## Begin RAW DATA
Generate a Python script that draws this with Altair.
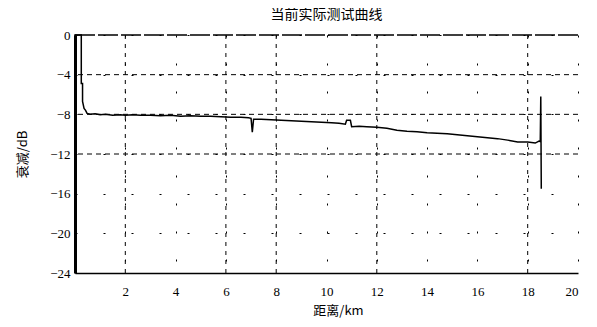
import altair as alt
import pandas as pd

title_text = "当前实际测试曲线"
x_title = "距离/km"
y_title = "衰减/dB"

x_ticks = [2, 4, 6, 8, 10, 12, 14, 16, 18, 20]
y_ticks = [0, -4, -8, -12, -16, -20, -24]

# grid lines that are clearly drawn (dashed) in the reference
h_dashed = [-4, -8, -12]
v_dashed = [2, 6, 8, 12, 18]
top_line = [0]

distance_km = [0.0, 0.0, 0.25, 0.25, 0.30, 0.30, 0.36, 0.42, 0.48, 0.60, 0.80, 1.0,
               1.2, 1.5, 1.8, 2.0, 2.3, 2.6, 3.0, 3.4, 3.8, 4.2, 4.6, 5.0, 5.4,
               5.8, 6.2, 6.6, 6.9, 7.0, 7.05, 7.1, 7.4, 7.8, 8.2, 8.6, 9.0, 9.4,
               9.8, 10.2, 10.5, 10.75, 10.8, 10.95, 11.0, 11.3, 11.6, 12.0, 12.4,
               12.8, 13.2, 13.6, 14.0, 14.4, 14.8, 15.2, 15.6, 16.0, 16.4, 16.8,
               17.2, 17.6, 18.0, 18.3, 18.45, 18.5, 18.52, 18.54]
atten_db = [-24.0, 0.0, 0.0, -4.9, -4.9, -6.7, -7.4, -7.6, -7.9, -8.0, -7.95, -8.05,
            -8.0, -8.1, -8.05, -8.1, -8.05, -8.1, -8.1, -8.15, -8.1, -8.2, -8.15, -8.2,
            -8.2, -8.25, -8.3, -8.3, -8.35, -8.4, -9.8, -8.5, -8.5, -8.55, -8.6, -8.65,
            -8.7, -8.75, -8.8, -8.85, -8.9, -9.0, -8.6, -8.6, -9.25, -9.2, -9.25, -9.3,
            -9.4, -9.6, -9.7, -9.75, -9.85, -9.9, -9.95, -10.05, -10.15, -10.25, -10.35,
            -10.45, -10.6, -10.8, -10.8, -10.9, -10.7, -10.75, -6.2, -15.5]

trace = pd.DataFrame({"d": distance_km, "a": atten_db, "i": list(range(len(distance_km)))})

xs = alt.Scale(domain=[0, 20], nice=False, zero=False)
ys = alt.Scale(domain=[-24, 0], nice=False, zero=False)

base_font = "Liberation Serif"
cjk_font = "Noto Sans CJK SC"

x_axis = alt.Axis(values=x_ticks, grid=True, gridDash=[2, 26], gridColor="black",
                  gridOpacity=1, ticks=False, labelPadding=12, domainColor="black",
                  domainWidth=1.5, titlePadding=6, labelFontSize=13,
                  labelFont=base_font, labelColor="black", labelOverlap=False,
                  titleFontSize=13, titleFont=cjk_font, titleColor="black",
                  titleFontWeight="normal", titleX=263)
y_axis = alt.Axis(values=y_ticks, grid=True, gridDash=[2, 26], gridColor="black",
                  gridOpacity=1, ticks=False, labelPadding=5, domainColor="black",
                  domainWidth=3, titlePadding=20, labelFontSize=13,
                  labelFont=base_font, labelColor="black", labelOverlap=False,
                  titleFontSize=13, titleFont=cjk_font, titleColor="black",
                  titleFontWeight="normal")

line = alt.Chart(trace).mark_line(color="black", strokeWidth=1.5).encode(
    x=alt.X("d:Q", scale=xs, title=x_title, axis=x_axis),
    y=alt.Y("a:Q", scale=ys, title=y_title, axis=y_axis),
    order="i:Q",
)

hgrid = alt.Chart(pd.DataFrame({"y": h_dashed})).mark_rule(
    color="black", strokeWidth=1, strokeDash=[5, 4]).encode(
    y=alt.Y("y:Q", scale=ys, title=y_title, axis=y_axis))
vgrid = alt.Chart(pd.DataFrame({"x": v_dashed})).mark_rule(
    color="black", strokeWidth=1, strokeDash=[4, 5]).encode(
    x=alt.X("x:Q", scale=xs, title=x_title, axis=x_axis))
top = alt.Chart(pd.DataFrame({"y": top_line})).mark_rule(
    color="black", strokeWidth=1.5, strokeDash=[20, 3]).encode(
    y=alt.Y("y:Q", scale=ys, title=y_title, axis=y_axis))

chart = alt.layer(line, hgrid, vgrid, top).properties(
    width=503, height=238,
    title=alt.TitleParams(title_text, font=cjk_font, fontSize=14, color="black",
                          fontWeight="normal", offset=7, anchor="middle"),
    autosize=alt.AutoSizeParams(type="none"),
    padding={"left": 67, "top": 27, "right": 11, "bottom": 46},
).configure_view(stroke=None)

chart.save("out.html", embed_options={"renderer": "svg", "actions": False})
## End RAW DATA
Using the listing, copy every line where the word "that" shows up.

Generate a Python script that draws this with Altair.
# grid lines that are clearly drawn (dashed) in the reference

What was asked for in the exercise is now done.